Even more than this adulterous appetite, her casual ageism, in a milieu where preferred pronouns are sacred, can shock. “Nobody except the doctor knew — or could even conceive of — what was going on between her legs,” she thinks of a woman in her 70s glimpsed in the gynecologist’s office, imagining “gray labia, long and loose.” (Paging Arnold Kegel!) And, buying a 1920s bedspread from a “free spirit” at an antique mall: “Sometimes my hatred of older women almost knocked me over, it came so abruptly.”
Hatred is fear-based, of course — and you come to understand that the main character’s real journey will not be on Route 66, but the path to self-acceptance. In order to ride shotgun comfortably, though, you have to accept her preoccupation with the reflection in the rearview mirror; her indifference to any current affairs but her own.

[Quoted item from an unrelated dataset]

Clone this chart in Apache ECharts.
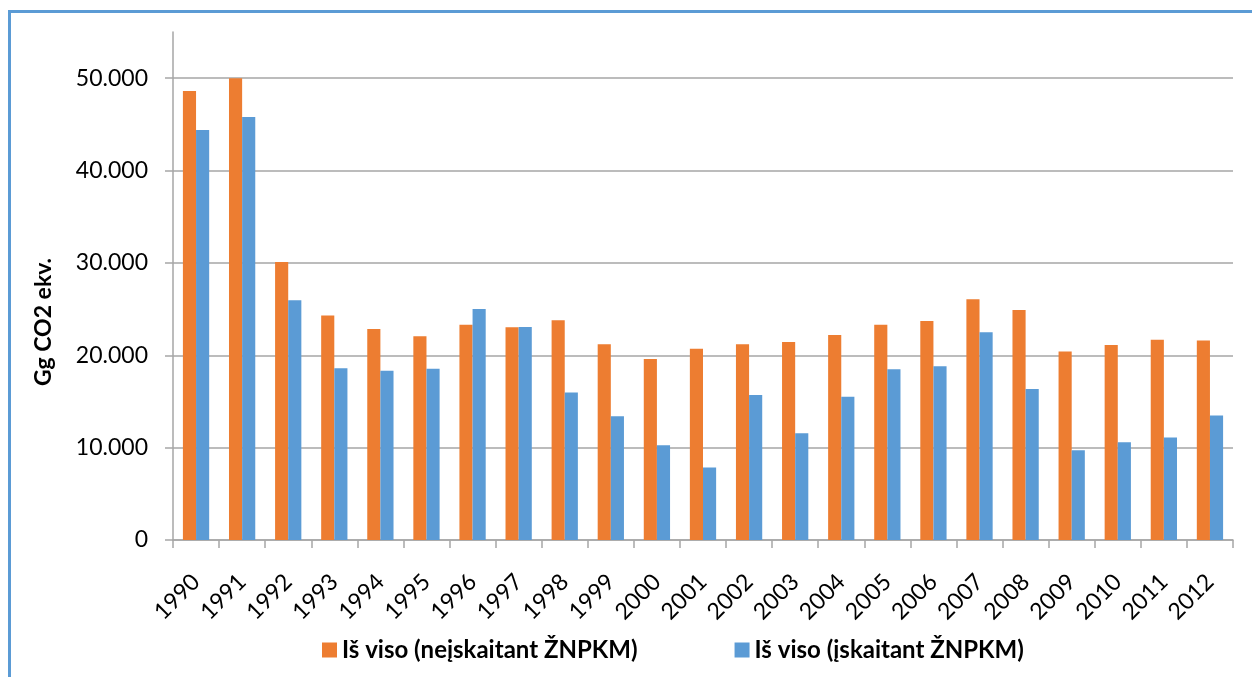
<!DOCTYPE html>
<html>
<head>
<meta charset="utf-8">
<script src="https://cdn.jsdelivr.net/npm/echarts@6/dist/echarts.min.js"></script>
<style>
  html, body { margin: 0; padding: 0; background: #fff; }
  #chart { position: absolute; left: 0; top: 0; width: 1252px; height: 677px; }
  #frame { position: absolute; left: 8px; top: 10px; right: 0; bottom: 0;
           border-left: 3px solid #5b9bd5; border-top: 3px solid #5b9bd5;
           pointer-events: none; }
</style>
</head>
<body>
<div id="chart"></div>
<div id="frame"></div>
<script>
// Years on the category axis
const years = ['1990','1991','1992','1993','1994','1995','1996','1997','1998','1999','2000',
  '2001','2002','2003','2004','2005','2006','2007','2008','2009','2010','2011','2012'];

// Total emissions excluding LULUCF (Gg CO2 eq.)
const excludingLulucf = [48600, 50000, 30100, 24300, 22850, 22050, 23300, 23030, 23800, 21200, 19600,
  20700, 21200, 21430, 22200, 23300, 23700, 26070, 24900, 20400, 21100, 21670, 21600];

// Total emissions including LULUCF (Gg CO2 eq.)
const includingLulucf = [44400, 45800, 25950, 18600, 18330, 18550, 25020, 23070, 15970, 13400, 10250,
  7850, 15700, 11550, 15500, 18480, 18800, 22500, 16340, 9710, 10580, 11090, 13490];

const yTicks = [0, 10000, 20000, 30000, 40000, 50000];

const seriesNames = ['Iš viso (neįskaitant ŽNPKM)', 'Iš viso (įskaitant ŽNPKM)'];
const yAxisTitle = 'Gg CO2 ekv.';

const fontFamily = 'Lato, "Noto Sans", sans-serif';
const gridColor = '#a6a6a6';

function fmtThousands(v) {
  return String(v).replace(/\B(?=(\d{3})+(?!\d))/g, '.');
}

const chart = echarts.init(document.getElementById('chart'), null, { renderer: 'canvas' });

chart.setOption({
  animation: false,
  textStyle: { fontFamily },
  grid: { left: 173, right: 19, top: 32, bottom: 137, containLabel: false },
  legend: {
    left: 317,
    top: 633,
    itemWidth: 15,
    itemHeight: 15,
    itemGap: 97,
    icon: 'rect',
    textStyle: { fontFamily, fontSize: 24, fontWeight: 'bold', color: '#000' },
    data: seriesNames
  },
  // vertical axis title, set a little below the middle of the axis
  graphic: [{
    type: 'text',
    left: 32,
    top: 258,
    rotation: Math.PI / 2,
    style: {
      text: yAxisTitle,
      font: 'bold 23px ' + fontFamily,
      fill: '#000'
    }
  }],
  xAxis: {
    type: 'category',
    data: years,
    axisLine: { lineStyle: { color: gridColor, width: 1.5 } },
    axisTick: { show: true, length: 8, lineStyle: { color: gridColor, width: 1.5 } },
    axisLabel: { rotate: 45, fontSize: 23, color: '#000', margin: 38, fontFamily, interval: 0 }
  },
  yAxis: {
    type: 'value',
    min: 0,
    max: 55000,
    interval: 10000,
    axisLine: { show: true, lineStyle: { color: gridColor, width: 1.5 } },
    axisTick: { show: true, length: 8, customValues: yTicks, lineStyle: { color: gridColor, width: 1.5 } },
    axisLabel: {
      fontSize: 23, color: '#000', margin: 25, fontFamily,
      customValues: yTicks,
      formatter: v => fmtThousands(v)
    },
    splitLine: { show: true, lineStyle: { color: gridColor, width: 1.5 } }
  },
  series: [
    {
      name: seriesNames[0],
      type: 'bar',
      data: excludingLulucf,
      barGap: '0%',
      barCategoryGap: '43%',
      itemStyle: { color: '#ed7d31' }
    },
    {
      name: seriesNames[1],
      type: 'bar',
      data: includingLulucf,
      barGap: '0%',
      barCategoryGap: '43%',
      itemStyle: { color: '#5b9bd5' }
    }
  ]
});
</script>
</body>
</html>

When this unnamed She spray-paints “CALL ME” on a chair for the now-estranged Davey, it’s like John Cusack’s boombox serenade in “Say Anything.” When she posts a wild dance on Instagram after firming her own body at the gym, frantically seeking his Like, it’s like the boombox turned up to arena volume.
Are the mental-health professionals back from Europe yet? One pops up late on Harris’s arm, as the marriage reconfigures, but otherwise they’re strangely absent from “All Fours,” whose woman on the verge of chronological maturity has the intense focus of an artist, sure — but also a yearning adolescent.